Touchante voire blessante sans verser dans le pathos, la musique de S Olbricht colle aux pompes comme aux tempes, difficile de l’en déloger à vrai dire. A partir de là, inutile de se bander les yeux, nous nous doutions bien que les productions de Martin arriveraient tôt ou tard aux oreilles de Stephen Bishop – fondateur d’Opal Tapes et artisan cassettier de renom –. C’est donc tout naturellement et dans la plus grande discrétion qu’est sortie en Juin 2013 la deuxième cassette du jeune homme, Deutsch Amerikanische Tragödie. Sans pour autant décevoir mais sans créer la surprise, ce deuxième long format officiait dans les mêmes pantones, appuyant toutefois le trait de l’expérimentation. Les percussions, auparavant couvertes de lierres, se fondaient ici un peu plus dans la masse sonore, happées par des soundscapes parfaitement opaques. Fourmillements et tabac brun pour toute horlogerie, nous y étions bien, avachis et verdoyants comme au premier printemps.

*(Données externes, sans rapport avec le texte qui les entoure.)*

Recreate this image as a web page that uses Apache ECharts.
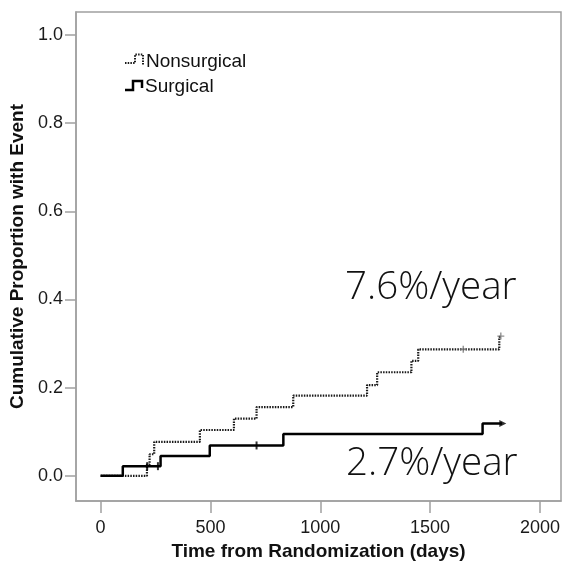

Il y avait là à peu près de tout, à peu près tout ce qu’il nous fallait pour passer l’automne et l’hiver sans craindre la faim. Du feu sur les paupières et du Mercure dans les veines – séquelles d’une addiction refoulée -, nous n’attendions rien de particulier de Stefan, Martin – bordel, appelez-le comme bon vous semble –. Et pourtant, en bons enfants pourris gâtés, nous en demandions plus. Et bien nos vœux furent exaucés le mois dernier puisqu’un nouvel opus, collaboratif cette fois, vit le jour. Accompagné par son compatriote Norwell, adepte des expérimentations Synth tendance Electronica old school voire Kosmiche, S sortait un long format, Untitled, sur le très pertinent et jeune label londonien Cleaning Tapes – celui-ci même qui avait sorti en 2013 l’excellent OPA de LBNHRX ou encore l’une des meilleures compilations en termes d’expérimentations Alter House nommée Helical Scans. Nous ne pouvions donc décemment pas ne pas vous en parler.
Le LP, à la différence de ses prédécesseurs, est composé de tracks relativement longues – pas moins de 4 minutes contre 2 sur les précédentes sorties – et est accompagné de quelques remixes pour la plupart assez dispensables soit dit au passage. Loin de trébucher sur l’écueil de la surenchère Synth, le résultat de l’échange de fluides des deux hongrois fonctionne bien, même très bien. Quelque part entre Ambient, Leftfield, Electronica et House, chacun semble trouver sa place sans forcer la porte. Nous évoquions plus haut le métissage des sons, il est ici renforcé par la rencontre de deux styles complémentaires, la clarté vrombissante des synths d’une part et la crasse infantile, le cambouis romantique de l’autre. L’album s’organise, non d’ailleurs ne s’organise pas, mais se désagrège de sorte qu’on y trouve que peu de place pour bazarder notre ennui quotidien. Du Glitch / Electronica scintillant de 62 à la pesanteur nauséabonde de Voagor en passant par les incontournables balles House Leftfield Deck B et Sizt – cette dernière rappelant certaines excursions de Holden sur The Inheritors, chroniqué ici –, tout semble si bien désordonné que nous osons à peine le repeat à la première lecture de peur de froisser quelque chose. Ce bordel dentelé, l’italien OOBE l’a d’ailleurs adroitement capturé sur son remix de Sizt. In fine, tous ces éléments bringuebalés de droite à gauche s’entrechoquent et se répondent. Ils puisent leur force dans le chaos ambiant pour mieux s’en extirper par la suite, pour mieux nous saisir à l’encolure. L’étreinte est aussi brève que frictionnelle. Elle se déroule à l’embrasure de deux univers sonores et pourtant nous aurions juré avoir vogué une éternité en ces lieux, au beau milieu du fatras où tout ceci a été écrit.